• **Work to complete**
Write out, exactly and only, the lines that run from the top of the records to the line with "const compassLabels = ['N', 'E', 'S', 'W', 'N'];". Include both ends; exclude pictures.

• **Provided entries**
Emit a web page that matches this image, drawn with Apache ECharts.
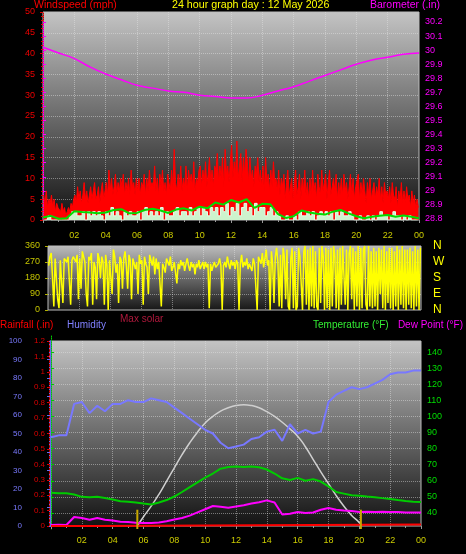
<!DOCTYPE html>
<html><head><meta charset="utf-8">
<script src="https://cdn.jsdelivr.net/npm/echarts@6/dist/echarts.min.js"></script>
<style>html,body{margin:0;padding:0;background:#000;}#c{width:466px;height:554px;}</style>
</head><body><div id="c"></div><script>
// ---------- data ----------
const hourLabels = ['', '02', '04', '06', '08', '10', '12', '14', '16', '18', '20', '22', '00'];
const compassLabels = ['N', 'E', 'S', 'W', 'N'];

// wind gust (mph), 5-minute samples (12 per hour)
const windGust = [
  6,4,7,3,5,4,6,3,5,2,4,3,
  3,2,4,2,3,1,2,3,2,4,3,5,
  6,4,8,5,7,4,6,9,5,7,4,6,
  8,5,7,9,5,6,8,4,7,9,5,7,
  9,6,12,7,10,6,8,11,6,9,7,10,
  8,11,6,9,7,10,6,12,8,9,6,10,
  7,10,6,9,8,11,6,10,7,12,8,9,
  8,13,7,10,6,11,8,12,7,9,6,11,
  9,7,12,8,17,9,7,11,8,13,7,10,
  8,13,7,12,9,11,8,14,7,10,9,12,
  13,8,12,9,14,8,11,15,9,12,8,13,
  12,16,9,13,10,15,8,17,11,13,9,14,
  18,10,14,11,19,10,13,16,9,15,11,17,
  14,9,15,10,12,8,13,11,15,9,12,8,
  13,7,15,9,11,7,12,8,14,9,10,7,
  12,6,10,8,11,5,9,12,6,8,10,5,
  9,12,6,8,11,5,10,7,12,6,9,5,
  10,6,12,7,9,5,11,8,6,12,7,9,
  11,5,9,12,6,8,10,7,11,5,9,6,
  10,6,11,7,9,5,8,11,6,10,5,8,
  8,11,5,9,6,10,7,4,9,6,10,5,
  7,9,5,8,6,10,5,8,4,9,6,7,
  5,8,4,9,6,5,8,3,7,5,9,4,
  7,4,8,5,6,3,7,4,6,3,5,3
];
// wind speed (mph), 10-minute samples
const windSpeed = [
  0,0,1,0,0,0, 0,0,0,0,1,2, 2,1,1,2,0,2, 1,2,1,2,1,0,
  2,1,3,1,2,1, 0,2,1,2,1,1, 2,0,2,3,1,2, 1,2,1,3,0,2,
  1,1,2,3,1,2, 2,1,3,1,2,3, 1,3,2,1,3,2, 3,1,3,2,4,1,
  3,2,4,1,3,4, 2,3,1,4,2,3, 3,1,2,3,1,2, 1,0,0,1,0,0,
  1,0,2,1,1,2, 1,2,0,1,2,1, 2,1,2,0,2,1, 2,1,1,2,1,0,
  0,1,0,0,1,0, 1,0,1,2,1,1, 0,1,2,1,1,0, 1,0,1,0,0,0
];
// average wind speed (mph), 30-minute samples from 00:00
const windAvg = [
  0.6,1.0,0.3,0.4,2.1,1.9,1.8,1.6,1.8,2.4,2.6,1.6,1.7,2.4,2.7,2.3,
  1.7,2.5,2.8,2.3,3.2,2.8,4.2,3.7,4.8,4.2,5.0,2.9,3.9,3.8,1.4,0.5,
  0.9,2.3,1.8,1.5,1.3,2.0,2.4,1.6,0.9,0.4,0.8,1.0,1.2,0.8,1.1,0.8,0.4
];
// barometer (in), hourly from 00:00
const baro = [
  30.02,29.98,29.94,29.88,29.83,29.79,29.75,29.73,29.71,29.70,29.68,29.67,
  29.66,29.66,29.68,29.71,29.74,29.78,29.82,29.86,29.90,29.93,29.95,29.97,29.98
];
// wind direction (deg), 5-minute samples (12 per hour)
const windDir = [
  250,300,320,180,20,290,300,60,10,280,270,40,
  290,280,270,300,310,30,280,300,290,270,310,60,
  290,120,330,300,270,90,20,300,280,320,30,270,
  240,60,320,290,180,300,270,30,310,250,0,280,
  270,90,340,300,210,260,40,300,280,120,290,330,
  250,120,310,280,60,290,300,230,270,90,310,260,
  280,30,300,260,240,90,310,280,250,300,200,290,
  230,270,260,20,260,240,210,290,270,250,300,220,
  240,270,260,150,260,230,280,250,270,220,260,290,
  250,220,270,240,260,200,260,240,280,230,250,270,
  230,270,240,260,10,260,220,250,270,240,230,260,
  290,250,0,250,270,240,300,260,230,280,250,270,
  230,280,260,0,260,310,240,270,250,290,230,260,
  270,220,290,260,250,0,300,280,260,320,240,290,
  340,250,280,0,330,260,40,300,350,270,20,310,
  10,350,300,60,340,20,0,290,350,10,330,0,
  20,350,300,150,0,330,360,30,340,0,350,20,
  360,10,330,20,0,350,40,360,300,0,350,10,
  340,0,350,20,360,300,10,340,0,350,30,360,
  350,30,340,0,320,360,60,350,0,330,20,360,
  0,350,10,340,360,30,0,360,20,330,10,350,
  20,330,0,350,90,340,10,360,0,330,40,350,
  10,350,0,330,20,360,0,340,30,360,10,340,
  0,340,30,350,10,330,0,360,20,340,0,350
];
// humidity (%), temperature (F), dew point (F): 30-minute samples from 00:00
const humidity = [
  48,49,49,66,67,61,65,62,66,66,68,67,67,69,68,67,64,61,58,55,52,50,45,42,
  43,44,47,48,51,52,46,55,50,52,50,51,67,71,73,75,74,75,77,79,82,83,83,84,84
];
const temperature = [
  52.5,52.3,52.2,51.5,50.0,49.8,50.0,49.3,48.3,47.2,47.0,46.5,45.8,45.2,46.5,48.0,
  50.2,53.0,56.0,59.0,62.0,64.5,67.5,68.5,68.8,68.5,68.8,68.4,67.0,64.5,61.5,60.5,
  61.8,60.0,61.0,59.5,56.5,53.0,52.0,51.0,50.7,50.2,49.8,49.2,48.7,48.0,47.4,46.9,46.8
];
const dewPoint = [
  32.5,32.6,32.5,37.5,36.8,35.8,36.8,35.8,35.3,34.5,34.4,33.9,33.8,33.7,34.0,34.8,
  35.9,36.8,38.3,40.3,42.3,44.3,43.8,43.2,44.0,44.8,45.8,46.6,47.8,46.5,39.0,39.5,
  40.6,40.0,40.3,42.0,43.0,42.0,41.5,41.2,40.6,40.8,40.6,40.7,40.6,40.5,40.3,40.2,40.3
];
// rainfall (in)
const rainHours = [0, 2.7, 2.7, 24];
const rainValues = [0, 0, 0.01, 0.01];
// max solar
const solarHours = [5.6,6,6.5,7,7.5,8,8.5,9,9.5,10,10.5,11,11.5,12,12.5,13,13.5,14,14.5,15,15.5,16,16.5,17,17.5,18,18.5,19,19.5,20,20.1];
const solarValues = [0,70,150,240,340,440,540,630,710,780,830,870,895,912,918,912,895,865,830,785,735,680,600,505,410,320,230,150,80,25,0];
// sunrise / sunset (hours)
const sunrise = 5.6, sunset = 20.1;

// ---------- chart ----------
const FONT = '"Liberation Sans", Arial, sans-serif';
const chart = echarts.init(document.getElementById('c'));
const toPts = (vals, step, start) => vals.map((v, i) => [start + i * step, v]);
const zip = (xs, ys) => xs.map((x, i) => [x, ys[i]]);
const grad = (a, b) => new echarts.graphic.LinearGradient(0, 0, 0, 1, [{offset: 0, color: a}, {offset: 1, color: b}]);
const gridLine = {color: 'rgba(230,230,230,0.45)', type: 'dotted', width: 1};

function xAx(gi, opts) {
  const showLab = !!opts.labels;
  return {
    type: 'value', gridIndex: gi, min: 0, max: 24, interval: 2, show: opts.show !== false,
    axisLine: {show: false},
    axisTick: {show: showLab, length: 3, lineStyle: {color: '#999'}},
    minorTick: {show: showLab, splitNumber: 2, length: 2, lineStyle: {color: '#999'}},
    axisLabel: {show: showLab, margin: opts.margin || 8, color: '#cccc00', fontSize: 9, fontFamily: FONT,
      formatter: v => hourLabels[Math.round(v / 2)]},
    splitLine: {show: !!opts.split, showMinLine: false, showMaxLine: false, lineStyle: gridLine}
  };
}

const txt = (text, pos, color, size) => Object.assign({type: 'text', style: {text, fill: color, font: (size || 10) + 'px ' + FONT}}, pos);

const option = {
  backgroundColor: '#000',
  animation: false,
  graphic: [
    txt('Windspeed (mph)', {left: 34, top: 0}, '#ff0000', 10.5),
    txt('24 hour graph day : 12 May 2026', {left: 172, top: 0}, '#ffff00', 10.7),
    txt('Barometer (.in)', {right: 26, top: 0}, '#ff00ff', 10.5),
    txt('Rainfall (.in)', {left: 0, top: 320}, '#ff0000'),
    txt('Humidity', {left: 67, top: 320}, '#8080ff'),
    txt('Max solar', {left: 120, top: 314}, '#b0183c'),
    txt('Temperature (°F)', {left: 313, top: 320}, '#33ee33'),
    txt('Dew Point (°F)', {right: 3, top: 320}, '#ff00ff')
  ],
  grid: [
    {left: 43, right: 47, top: 12, height: 208, show: true, backgroundColor: grad('#c4c4c4', '#121212'), borderColor: '#bdbdbd', borderWidth: 1},
    {left: 43, right: 47, top: 22, height: 197, show: false},
    {left: 48, right: 45, top: 246, height: 64, show: true, backgroundColor: grad('#bcbcbc', '#161616'), borderColor: '#bdbdbd', borderWidth: 1},
    {left: 51, right: 45, top: 341, height: 185, show: true, backgroundColor: grad('#c4c4c4', '#121212'), borderColor: '#bdbdbd', borderWidth: 1},
    {left: 51, right: 45, top: 336, height: 193, show: false}
  ],
  xAxis: [
    xAx(0, {labels: true, split: true, margin: 11}),
    xAx(1, {show: false}),
    xAx(2, {split: true}),
    xAx(3, {labels: true, split: true, margin: 10}),
    xAx(4, {show: false})
  ],
  yAxis: [
    {type: 'value', gridIndex: 0, min: 0, max: 50, interval: 5, position: 'left',
      axisLine: {show: true, lineStyle: {color: '#cc0000', type: 'dotted'}},
      axisTick: {show: true, length: 3, lineStyle: {color: '#dd0000'}},
      minorTick: {show: true, splitNumber: 5, length: 2, lineStyle: {color: '#dd0000'}},
      axisLabel: {color: '#ee0000', fontSize: 9, margin: 8, fontFamily: FONT},
      splitLine: {show: true, showMinLine: false, showMaxLine: false, lineStyle: gridLine}},
    {type: 'value', gridIndex: 1, min: 28.8, max: 30.2, interval: 0.1, position: 'right',
      axisLine: {show: true, lineStyle: {color: '#ff00ff', type: 'dotted'}},
      axisTick: {show: true, length: 3, lineStyle: {color: '#ff00ff'}},
      axisLabel: {color: '#ff00ff', fontSize: 9, margin: 6, fontFamily: FONT},
      splitLine: {show: false}},
    {type: 'value', gridIndex: 2, min: 0, max: 360, interval: 90, position: 'left',
      axisLine: {show: false},
      axisTick: {show: true, length: 3, lineStyle: {color: '#b0b000'}},
      axisLabel: {color: '#c4c400', fontSize: 9, margin: 8, fontFamily: FONT},
      splitLine: {show: true, showMinLine: false, showMaxLine: false, lineStyle: gridLine}},
    {type: 'value', gridIndex: 2, min: 0, max: 360, interval: 90, position: 'right',
      axisLine: {show: false}, axisTick: {show: false},
      axisLabel: {color: '#ffff00', fontSize: 12, margin: 12, fontFamily: FONT, formatter: v => compassLabels[Math.round(v / 90)]},
      splitLine: {show: false}},
    {type: 'value', gridIndex: 3, min: 0, max: 100, interval: 10, position: 'left', offset: 21,
      axisLine: {show: true, lineStyle: {color: '#6a6af0', width: 2}},
      axisTick: {show: true, length: 4, lineStyle: {color: '#6a6af0'}},
      minorTick: {show: true, splitNumber: 5, length: 2, lineStyle: {color: '#6a6af0'}},
      axisLabel: {color: '#7a7aff', fontSize: 8, margin: 8, fontFamily: FONT},
      splitLine: {show: false}},
    {type: 'value', gridIndex: 3, min: 0, max: 1.2, interval: 0.1, position: 'left', offset: 2,
      axisLine: {show: true, lineStyle: {color: '#dd0000', type: 'dotted'}},
      axisTick: {show: true, length: 2, lineStyle: {color: '#dd0000'}},
      axisLabel: {color: '#dd0000', fontSize: 8, margin: 4, fontFamily: FONT},
      splitLine: {show: false}},
    {type: 'value', gridIndex: 3, min: 0, max: 1400, show: false},
    {type: 'value', gridIndex: 4, min: 30, max: 150, interval: 10, position: 'right',
      axisLine: {show: true, lineStyle: {color: '#00cc00', type: 'dotted'}},
      axisTick: {show: true, length: 3, lineStyle: {color: '#00cc00'}},
      axisLabel: {color: '#00dd00', fontSize: 9, margin: 6, fontFamily: FONT, showMinLabel: false, showMaxLabel: false},
      splitLine: {show: true, showMinLine: false, showMaxLine: false, lineStyle: gridLine}}
  ],
  series: [
    {type: 'line', xAxisIndex: 0, yAxisIndex: 0, data: toPts(windGust, 1 / 12, 1 / 24), showSymbol: false,
      lineStyle: {color: '#ff0000', width: 1}, areaStyle: {color: '#ff0000', opacity: 1}},
    {type: 'line', xAxisIndex: 0, yAxisIndex: 0, data: toPts(windSpeed, 1 / 6, 1 / 12), showSymbol: false, step: 'middle',
      lineStyle: {color: '#e6ffe6', width: 1}, areaStyle: {color: '#cdf3cd', opacity: 1}},
    {type: 'line', xAxisIndex: 0, yAxisIndex: 0, data: toPts(windAvg, 0.5, 0), showSymbol: false,
      lineStyle: {color: '#00dd00', width: 2}},
    {type: 'line', xAxisIndex: 1, yAxisIndex: 1, data: toPts(baro, 1, 0), showSymbol: false, smooth: true,
      lineStyle: {color: '#ff00ff', width: 1.5}},
    {type: 'line', xAxisIndex: 2, yAxisIndex: 2, data: toPts(windDir, 1 / 12, 1 / 24), showSymbol: false,
      lineStyle: {color: '#ffff00', width: 1.5}},
    {type: 'line', xAxisIndex: 3, yAxisIndex: 6, data: zip(solarHours, solarValues), showSymbol: false, smooth: true,
      lineStyle: {color: '#cfcfcf', width: 1.5}},
    {type: 'line', xAxisIndex: 3, yAxisIndex: 4, data: toPts(humidity, 0.5, 0), showSymbol: false,
      lineStyle: {color: '#7878ff', width: 2}},
    {type: 'line', xAxisIndex: 4, yAxisIndex: 7, data: toPts(temperature, 0.5, 0), showSymbol: false,
      lineStyle: {color: '#00cc00', width: 2}},
    {type: 'line', xAxisIndex: 4, yAxisIndex: 7, data: toPts(dewPoint, 0.5, 0), showSymbol: false,
      lineStyle: {color: '#ff00ff', width: 2}},
    {type: 'line', xAxisIndex: 3, yAxisIndex: 5, data: zip(rainHours, rainValues), showSymbol: false, clip: false,
      lineStyle: {color: '#ff0000', width: 2}},
    {type: 'line', xAxisIndex: 4, yAxisIndex: 7, data: [[sunrise, 30], [sunrise, 42]], showSymbol: false,
      lineStyle: {color: '#c8a800', width: 2}},
    {type: 'line', xAxisIndex: 4, yAxisIndex: 7, data: [[sunset, 30], [sunset, 42]], showSymbol: false,
      lineStyle: {color: '#c8a800', width: 2}}
  ]
};
chart.setOption(option);
</script></body></html>
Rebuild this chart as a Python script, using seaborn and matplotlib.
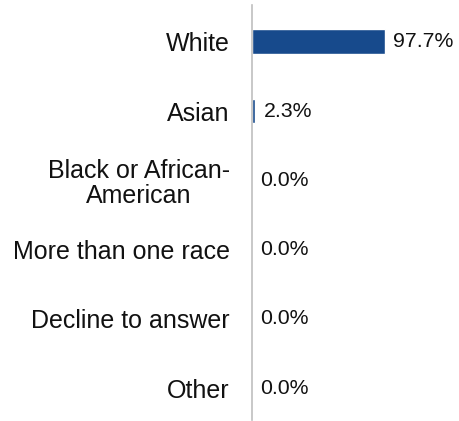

• **The result**
Emit a web page that matches this image, drawn with Apache ECharts.
<!DOCTYPE html>
<html><head><meta charset="utf-8">
<script src="https://cdn.jsdelivr.net/npm/echarts@6/dist/echarts.min.js"></script>
<style>html,body{margin:0;padding:0;background:#000;}#c{width:466px;height:554px;}</style>
</head><body><div id="c"></div><script>
// ---------- data ----------
const hourLabels = ['', '02', '04', '06', '08', '10', '12', '14', '16', '18', '20', '22', '00'];
const compassLabels = ['N', 'E', 'S', 'W', 'N'];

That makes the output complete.